- Records for the exercise -
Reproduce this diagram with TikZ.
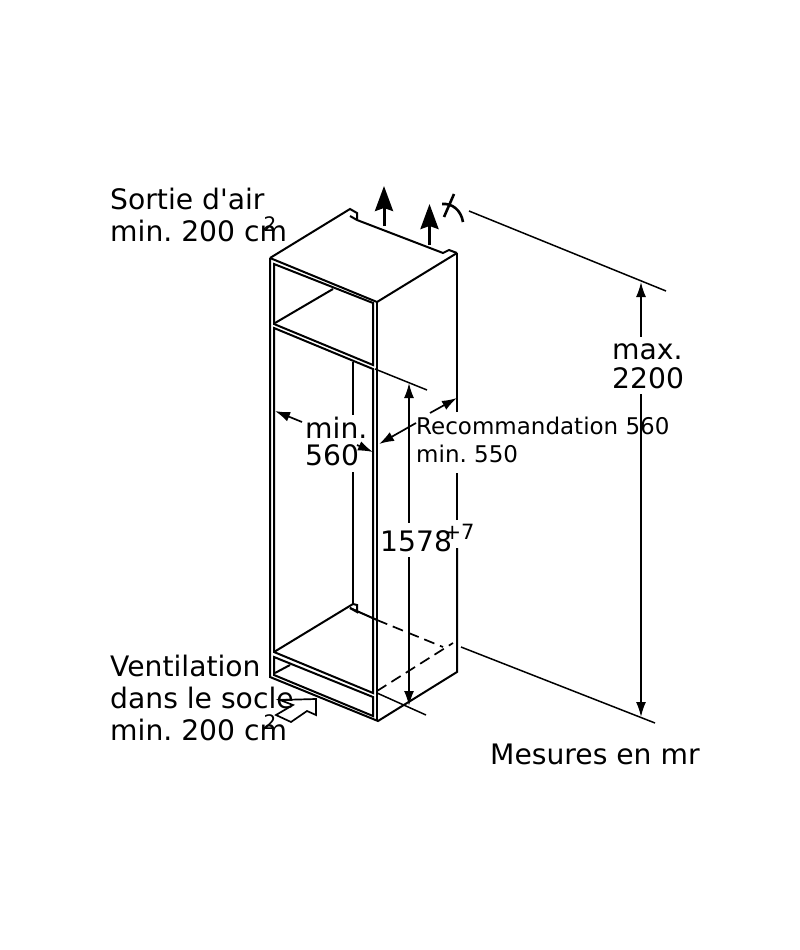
\documentclass[tikz,border=0pt]{standalone}
\usepackage{fontspec}
\setmainfont[Ligatures=TeXOff]{DejaVu Sans}
\usetikzlibrary{arrows.meta}
\tikzset{
  wall/.style={line width=2pt,line join=miter},
  thin wall/.style={line width=1.7pt},
  dimline/.style={line width=1.5pt},
  dimarrow/.style={line width=1.7pt,-{Latex[length=15pt,width=10pt]}},
  dimstart/.style={line width=1.7pt,{Latex[length=15pt,width=10pt]}-},
  airarrow/.style={line width=3pt,-{Stealth[length=25pt,width=18pt,inset=3pt]}},
  big/.style={font=\fontsize{28.2}{32}\selectfont,align=left,inner sep=0pt,anchor=north west},
  tight/.style={font=\fontsize{28.2}{29}\selectfont,align=left,inner sep=0pt,anchor=north west},
  tighter/.style={font=\fontsize{28.2}{27}\selectfont,align=left,inner sep=0pt,anchor=north west},
  mid/.style={font=\fontsize{23}{28}\selectfont,align=left,inner sep=0pt,anchor=north west}
}
\frenchspacing
\begin{document}
\begin{tikzpicture}[x=1pt,y=-1pt]
                      \useasboundingbox (0,0) rectangle (800,950);
                      \draw [wall] (270,258)--(350,209)--(357,213)--(357,220);
                      \draw [wall] (350,216)--(357,220)--(443,253)--(449,250)--(457,253);
                      \draw [wall] (270,258)--(377,302)--(457,253);
                      \draw [wall] (270,258)--(270,677)--(378,721)--(457,672)--(457,548);
                      \draw [wall] (457,520)--(457,473);
                      \draw [wall] (457,412)--(457,253);
                      \draw [wall] (377,302)--(377,721);
                      \draw [wall] (274,264)--(373,303)--(373,365)--(274,324)--cycle;
                      \draw [wall] (274,328)--(373,369)--(373,693)--(274,652)--cycle;
                      \draw [wall] (275,323)--(333,289);
                      \draw [thin wall] (353,362)--(353,415);
                      \draw [thin wall] (353,472)--(353,604);
                      \draw [wall] (274,652)--(353,604)--(357,605)--(357,612)--(350,608);
                      \draw [wall] (350,608)--(377,620);
                      \draw [thin wall,dash pattern=on 11pt off 6pt] (377,620)--(443,647);
                      \draw [thin wall,dash pattern=on 11pt off 6pt] (377,691)--(453,643);
                      \draw [wall] (274,657)--(373,697)--(373,716)--(274,675)--cycle;
                      \draw [wall] (275,673)--(290,665);
                      \draw [dimline] (375,369)--(427,390);
                      \draw [dimline] (377,693)--(426,715);
                      \draw [dimline] (469,211)--(666,291);
                      \draw [dimline] (461,647)--(655,723);
                      \draw [dimstart] (409,383)--(409,523);
                      \draw [dimarrow] (409,557)--(409,706);
                      \draw [dimstart] (641,282)--(641,337);
                      \draw [dimarrow] (641,394)--(641,717);
                      \draw [airarrow] (384,226)--(384,186);
                      \draw [airarrow] (429.5,245)--(429.5,204);
                      \draw [line width=2.6pt] (444,217)--(454,194);
                      \draw [line width=2.6pt] (442,204) .. controls (452,203) and (461,210) .. (463,222);
                      \draw [thin wall] (280,700)--(316,699)--(316,715)--(307,711)--(291,722)--(276,715)--(293,705)--cycle;
                      \node (exit) [big] at (110,188) {Sortie d'air\\min. 200 cm};
                      \node (exitsq) [inner sep=0pt,font=\fontsize{20}{20}\selectfont] at (270,224) {2};
                      \node (socle) [big] at (110,655) {Ventilation\\dans le socle\\min. 200 cm};
                      \node (soclesq) [inner sep=0pt,font=\fontsize{20}{20}\selectfont] at (270,722) {2};
                      \node (maxh) [tight] at (612,344) {max.\\2200};
                      \node (width) [tighter] at (305,417) {min.\\560};
                      \node (reco) [mid] at (416,417) {Recommandation 560\\min. 550};
                      \node (height) [big,anchor=west] at (380,541) {1578};
                      \node (tol) [inner sep=0pt,font=\fontsize{21}{21}\selectfont] at (459,532) {+7};
                      \node (unit) [big] at (490,744) {Mesures en mr};
                      \draw [dimarrow] (302,422)--(275,411);
                      \draw [dimarrow] (357,445)--(373,452);
                      \draw [dimarrow] (416,423)--(379,444);
                      \draw [dimarrow] (430,413)--(457,398);
                  \end{tikzpicture}
\end{document}
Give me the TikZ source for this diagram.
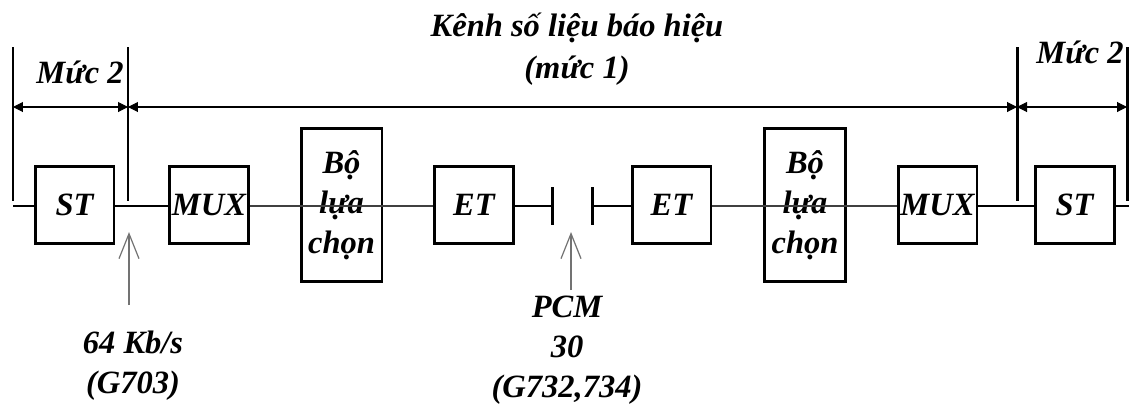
\documentclass[tikz,border=0pt]{standalone}
\usepackage{fontspec}
\setmainfont{Liberation Serif}
\usetikzlibrary{arrows.meta}

\begin{document}
\begin{tikzpicture}[x=0.02cm, y=-0.02cm,
    every node/.style={font=\fontsize{18.5}{22.8}\selectfont\bfseries\itshape, align=center},
    unit/.style={rectangle, draw=black, line width=1.7pt, inner sep=0pt,
                 minimum width=1.58cm, minimum height=1.54cm},
    selbox/.style={rectangle, draw=black, line width=1.7pt, inner sep=0pt,
                   minimum width=1.62cm, minimum height=3.08cm},
    wire/.style={line width=1.1pt},
    thinwire/.style={line width=0.8pt, black!75},
    marker/.style={line width=1.7pt},
    span/.style={{Triangle[length=0.2cm,width=0.2cm]}-{Triangle[length=0.2cm,width=0.2cm]}, line width=0.6pt},
    pointer/.style={-{Straight Barb[length=0.5cm,width=0.4cm]}, line width=0.7pt, black!55},
]
    \useasboundingbox (0,0) rectangle (1129,403);
    % chain of units
    \node[unit] (stL) at (74.5,205) {ST};
    \node[unit] (muxL) at (209,205) {MUX};
    \node[selbox] (selL) at (341.5,205) {Bộ\\ lựa\\ chọn};
    \node[unit] (etL) at (474,205) {ET};
    \node[unit] (etR) at (671.5,205) {ET};
    \node[selbox] (selR) at (805,205) {Bộ\\ lựa\\ chọn};
    \node[unit] (muxR) at (937.5,205) {MUX};
    \node[unit] (stR) at (1074.5,205) {ST};
    \coordinate (inL) at (13,206);
    \coordinate (inR) at (1129,206);
    \coordinate (gapL) at (552,206);
    \coordinate (gapR) at (592,206);
    \draw[wire] (inL) -- (stL.west |- inL);
    \draw[wire] (stL.east |- inL) -- (muxL.west |- inL);
    \draw[thinwire] (muxL.east |- inL) -- (etL.west |- inL);
    \draw[wire] (etL.east |- inL) -- (gapL);
    \draw[wire] (gapR) -- (etR.west |- inR);
    \draw[thinwire] (etR.east |- inR) -- (muxR.west |- inR);
    \draw[wire] (muxR.east |- inR) -- (stR.west |- inR);
    \draw[wire] (stR.east |- inR) -- (inR);
    \draw[marker] (552,187) -- (552,225);
    \draw[marker] (592,187) -- (592,225);
    % level markers
    \coordinate (m1) at (13,107);
    \coordinate (m2) at (128,107);
    \coordinate (m3) at (1017,107);
    \coordinate (m4) at (1127,107);
    \foreach \m in {m1,m2,m3,m4}
        \draw[marker] (\m) ++(0,-60) -- ++(0,154);
    \draw[span] (m1) -- (m2);
    \draw[span] (m2) -- (m3);
    \draw[span] (m3) -- (m4);
    \node (lvlL) at (80,72) {Mức 2};
    \node (lvlR) at (1080,52) {Mức 2};
    \node (title) at (577,49) {Kênh số liệu báo hiệu\\[1pt] (mức 1)};
    % interface labels
    \node (rate) at (133,366) {64 Kb/s\\ (G703)};
    \node (pcm) at (567,350) {PCM\\ 30\\ (G732,734)};
    \coordinate (rateTail) at (129,305);
    \coordinate (rateTip) at (129,232);
    \coordinate (pcmTail) at (571,290);
    \coordinate (pcmTip) at (571,232);
    \draw[pointer] (rateTail) -- (rateTip);
    \draw[pointer] (pcmTail) -- (pcmTip);
\end{tikzpicture}
\end{document}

- Request -
Restate the whole listing above exactly, please, omitting every image.

- The reply -
Reproduce this diagram with TikZ.
\documentclass[tikz,border=0pt]{standalone}
\usepackage{fontspec}
\setmainfont[Ligatures=TeXOff]{DejaVu Sans}
\usetikzlibrary{arrows.meta}
\tikzset{
  wall/.style={line width=2pt,line join=miter},
  thin wall/.style={line width=1.7pt},
  dimline/.style={line width=1.5pt},
  dimarrow/.style={line width=1.7pt,-{Latex[length=15pt,width=10pt]}},
  dimstart/.style={line width=1.7pt,{Latex[length=15pt,width=10pt]}-},
  airarrow/.style={line width=3pt,-{Stealth[length=25pt,width=18pt,inset=3pt]}},
  big/.style={font=\fontsize{28.2}{32}\selectfont,align=left,inner sep=0pt,anchor=north west},
  tight/.style={font=\fontsize{28.2}{29}\selectfont,align=left,inner sep=0pt,anchor=north west},
  tighter/.style={font=\fontsize{28.2}{27}\selectfont,align=left,inner sep=0pt,anchor=north west},
  mid/.style={font=\fontsize{23}{28}\selectfont,align=left,inner sep=0pt,anchor=north west}
}
\frenchspacing
\begin{document}
\begin{tikzpicture}[x=1pt,y=-1pt]
                      \useasboundingbox (0,0) rectangle (800,950);
                      \draw [wall] (270,258)--(350,209)--(357,213)--(357,220);
                      \draw [wall] (350,216)--(357,220)--(443,253)--(449,250)--(457,253);
                      \draw [wall] (270,258)--(377,302)--(457,253);
                      \draw [wall] (270,258)--(270,677)--(378,721)--(457,672)--(457,548);
                      \draw [wall] (457,520)--(457,473);
                      \draw [wall] (457,412)--(457,253);
                      \draw [wall] (377,302)--(377,721);
                      \draw [wall] (274,264)--(373,303)--(373,365)--(274,324)--cycle;
                      \draw [wall] (274,328)--(373,369)--(373,693)--(274,652)--cycle;
                      \draw [wall] (275,323)--(333,289);
                      \draw [thin wall] (353,362)--(353,415);
                      \draw [thin wall] (353,472)--(353,604);
                      \draw [wall] (274,652)--(353,604)--(357,605)--(357,612)--(350,608);
                      \draw [wall] (350,608)--(377,620);
                      \draw [thin wall,dash pattern=on 11pt off 6pt] (377,620)--(443,647);
                      \draw [thin wall,dash pattern=on 11pt off 6pt] (377,691)--(453,643);
                      \draw [wall] (274,657)--(373,697)--(373,716)--(274,675)--cycle;
                      \draw [wall] (275,673)--(290,665);
                      \draw [dimline] (375,369)--(427,390);
                      \draw [dimline] (377,693)--(426,715);
                      \draw [dimline] (469,211)--(666,291);
                      \draw [dimline] (461,647)--(655,723);
                      \draw [dimstart] (409,383)--(409,523);
                      \draw [dimarrow] (409,557)--(409,706);
                      \draw [dimstart] (641,282)--(641,337);
                      \draw [dimarrow] (641,394)--(641,717);
                      \draw [airarrow] (384,226)--(384,186);
                      \draw [airarrow] (429.5,245)--(429.5,204);
                      \draw [line width=2.6pt] (444,217)--(454,194);
                      \draw [line width=2.6pt] (442,204) .. controls (452,203) and (461,210) .. (463,222);
                      \draw [thin wall] (280,700)--(316,699)--(316,715)--(307,711)--(291,722)--(276,715)--(293,705)--cycle;
                      \node (exit) [big] at (110,188) {Sortie d'air\\min. 200 cm};
                      \node (exitsq) [inner sep=0pt,font=\fontsize{20}{20}\selectfont] at (270,224) {2};
                      \node (socle) [big] at (110,655) {Ventilation\\dans le socle\\min. 200 cm};
                      \node (soclesq) [inner sep=0pt,font=\fontsize{20}{20}\selectfont] at (270,722) {2};
                      \node (maxh) [tight] at (612,344) {max.\\2200};
                      \node (width) [tighter] at (305,417) {min.\\560};
                      \node (reco) [mid] at (416,417) {Recommandation 560\\min. 550};
                      \node (height) [big,anchor=west] at (380,541) {1578};
                      \node (tol) [inner sep=0pt,font=\fontsize{21}{21}\selectfont] at (459,532) {+7};
                      \node (unit) [big] at (490,744) {Mesures en mr};
                      \draw [dimarrow] (302,422)--(275,411);
                      \draw [dimarrow] (357,445)--(373,452);
                      \draw [dimarrow] (416,423)--(379,444);
                      \draw [dimarrow] (430,413)--(457,398);
                  \end{tikzpicture}
\end{document}
Give me the TikZ source for this diagram.
\documentclass[tikz,border=0pt]{standalone}
\usepackage{fontspec}
\setmainfont{Liberation Serif}
\usetikzlibrary{arrows.meta}

\begin{document}
\begin{tikzpicture}[x=0.02cm, y=-0.02cm,
    every node/.style={font=\fontsize{18.5}{22.8}\selectfont\bfseries\itshape, align=center},
    unit/.style={rectangle, draw=black, line width=1.7pt, inner sep=0pt,
                 minimum width=1.58cm, minimum height=1.54cm},
    selbox/.style={rectangle, draw=black, line width=1.7pt, inner sep=0pt,
                   minimum width=1.62cm, minimum height=3.08cm},
    wire/.style={line width=1.1pt},
    thinwire/.style={line width=0.8pt, black!75},
    marker/.style={line width=1.7pt},
    span/.style={{Triangle[length=0.2cm,width=0.2cm]}-{Triangle[length=0.2cm,width=0.2cm]}, line width=0.6pt},
    pointer/.style={-{Straight Barb[length=0.5cm,width=0.4cm]}, line width=0.7pt, black!55},
]
    \useasboundingbox (0,0) rectangle (1129,403);
    % chain of units
    \node[unit] (stL) at (74.5,205) {ST};
    \node[unit] (muxL) at (209,205) {MUX};
    \node[selbox] (selL) at (341.5,205) {Bộ\\ lựa\\ chọn};
    \node[unit] (etL) at (474,205) {ET};
    \node[unit] (etR) at (671.5,205) {ET};
    \node[selbox] (selR) at (805,205) {Bộ\\ lựa\\ chọn};
    \node[unit] (muxR) at (937.5,205) {MUX};
    \node[unit] (stR) at (1074.5,205) {ST};
    \coordinate (inL) at (13,206);
    \coordinate (inR) at (1129,206);
    \coordinate (gapL) at (552,206);
    \coordinate (gapR) at (592,206);
    \draw[wire] (inL) -- (stL.west |- inL);
    \draw[wire] (stL.east |- inL) -- (muxL.west |- inL);
    \draw[thinwire] (muxL.east |- inL) -- (etL.west |- inL);
    \draw[wire] (etL.east |- inL) -- (gapL);
    \draw[wire] (gapR) -- (etR.west |- inR);
    \draw[thinwire] (etR.east |- inR) -- (muxR.west |- inR);
    \draw[wire] (muxR.east |- inR) -- (stR.west |- inR);
    \draw[wire] (stR.east |- inR) -- (inR);
    \draw[marker] (552,187) -- (552,225);
    \draw[marker] (592,187) -- (592,225);
    % level markers
    \coordinate (m1) at (13,107);
    \coordinate (m2) at (128,107);
    \coordinate (m3) at (1017,107);
    \coordinate (m4) at (1127,107);
    \foreach \m in {m1,m2,m3,m4}
        \draw[marker] (\m) ++(0,-60) -- ++(0,154);
    \draw[span] (m1) -- (m2);
    \draw[span] (m2) -- (m3);
    \draw[span] (m3) -- (m4);
    \node (lvlL) at (80,72) {Mức 2};
    \node (lvlR) at (1080,52) {Mức 2};
    \node (title) at (577,49) {Kênh số liệu báo hiệu\\[1pt] (mức 1)};
    % interface labels
    \node (rate) at (133,366) {64 Kb/s\\ (G703)};
    \node (pcm) at (567,350) {PCM\\ 30\\ (G732,734)};
    \coordinate (rateTail) at (129,305);
    \coordinate (rateTip) at (129,232);
    \coordinate (pcmTail) at (571,290);
    \coordinate (pcmTip) at (571,232);
    \draw[pointer] (rateTail) -- (rateTip);
    \draw[pointer] (pcmTail) -- (pcmTip);
\end{tikzpicture}
\end{document}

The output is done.